Imagine a mythical pet store. It has cats and dogs and parrots. But this one has snakes and spiders and tigers too. Some animals in this store will make the perfect companion, enriching your life and bringing joy. Some will bite your hand off.
In this kind of store, we would want choice. The choice to buy the Border collie, the Burmilla cat or, if you were my niece, a pug!
Imagine though, that you had no choice and that you were blindfolded. You would just wander into the store and buy the first thing you touch or worse still imagine you are made to buy one of everything regardless of its tooth size!
That’s how some investors behave. Blindly buying a piece of everything just because it happens to be in the store.
There are too many snakes and spiders and tigers in financial markets to take that risk, in my view.
For me, the biggest stand out in markets in June was the continual fall in long term interest rates. By month end some $13 trillion of fixed income investments around the World carried negative interest rates. This includes $1 trillion of corporate debt. That’s money borrowed by companies where, in essence, you are paying them for the privilege of them borrowing from you! This kind of tiger doesn't eat your hand, but over the years will surely consume your wealth.
Passive investors, who own a piece of everything in the market, make no choices about what they will buy. They line up with billions of dollars to fund governments and companies at rates of return guaranteed to lose money over the life of an investment. This does not seem even a little bit rational.
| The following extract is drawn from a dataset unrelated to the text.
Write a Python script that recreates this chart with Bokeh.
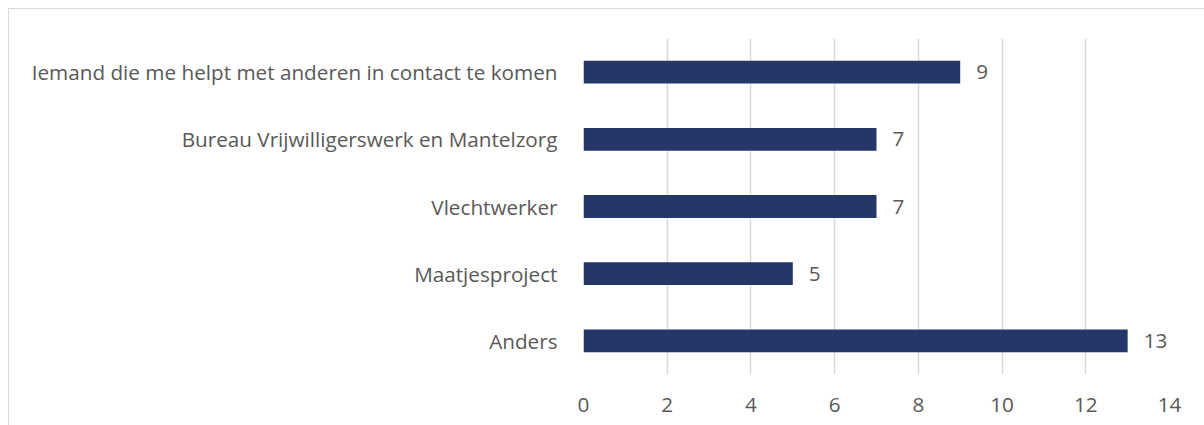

No choice investing imposes a heavy burden. Not only does it mean you have to buy these securities but that you have to hold them, come what may, while they remain part of the market index.
As an active manager we have choice. While we don't own a lot of fixed income investments with negative yields our Head of Fixed Income, David McLeish, chose to own some with the view that rates would fall, leading to capital gains. He was right. But he can now change his mind and lock that profit in. A passive investor holding the same fixed income investment is forced to hold to maturity and will watch any gains disappear. I guess someone has to feed the tiger!
Fixed income is not the only part of the market where dangers lurk, and choice is a prerequisite for success. I have mentioned this statistic in previous monthlies, but over the last year some 80% of new companies listed in the United States weren't generating bottom line profits. In some cases they were even posting huge losses. This trend has continued in 2019 with loss makers like Uber and Lyft, Pinterest and Slack listing. Some of these are large companies that will form part of recognised share market indices and will be bought as part of passive investment strategies.
While losing today doesn't mean a company can't go on to be a wonderful success the odds aren't great. Research, admittedly a little dated now, from US investment house GMO showed that loss making firms, in the United States, underperformed the average company by 8%pa over the period from 1979 to 2011. Choice, not blind faith, in making investments in risky, loss making companies, is essential.
One last danger that we should all be aware of is the flip side to low interest rates. Like moths clustering around a light many companies have been drawn in by the allure of low interest rates. This has meant debt levels at companies rising, and rising markedly.
Whatever way you cut it the numbers are scary. Focussing primarily on the United States, largely because this is where we get the best data, total corporate debt as a percentage of GDP is close to all-time highs, and this is in a good economy. Debt normally peaks in recessions. Net leverage (net debt to EBITDA) for the Russell 3000 index is close to all-time highs and issuance of BBB rated debt as a percentage of all investment grade debt issued, is also at all-time highs (BBB is the lowest quality rung of investment grade debt). The message from debt markets is clear!
As we all know, like having a huge mortgage, too much debt can be dangerous. It's all OK if interest rates stay stable, we keep our jobs or the kids don't need expensive orthodontic work! If things change too much debt means going from OK, to being out of business very quickly. This makes us incredibly picky investing in companies with too much debt. Passive investors aren't. Beware.
Financial markets have become more divergent. Divergence has opened up the gaps between the haves and the have nots, the indebted and the financially responsible, between assets expected to deliver positive returns and those locking in long term losses. Choice has become even more important than ever. We remain steadfastly committed to applying that choice, in a thoughtful way, to enhance your long term financial well-being and to avoid the snakes, spiders and tigers lurking in today's markets.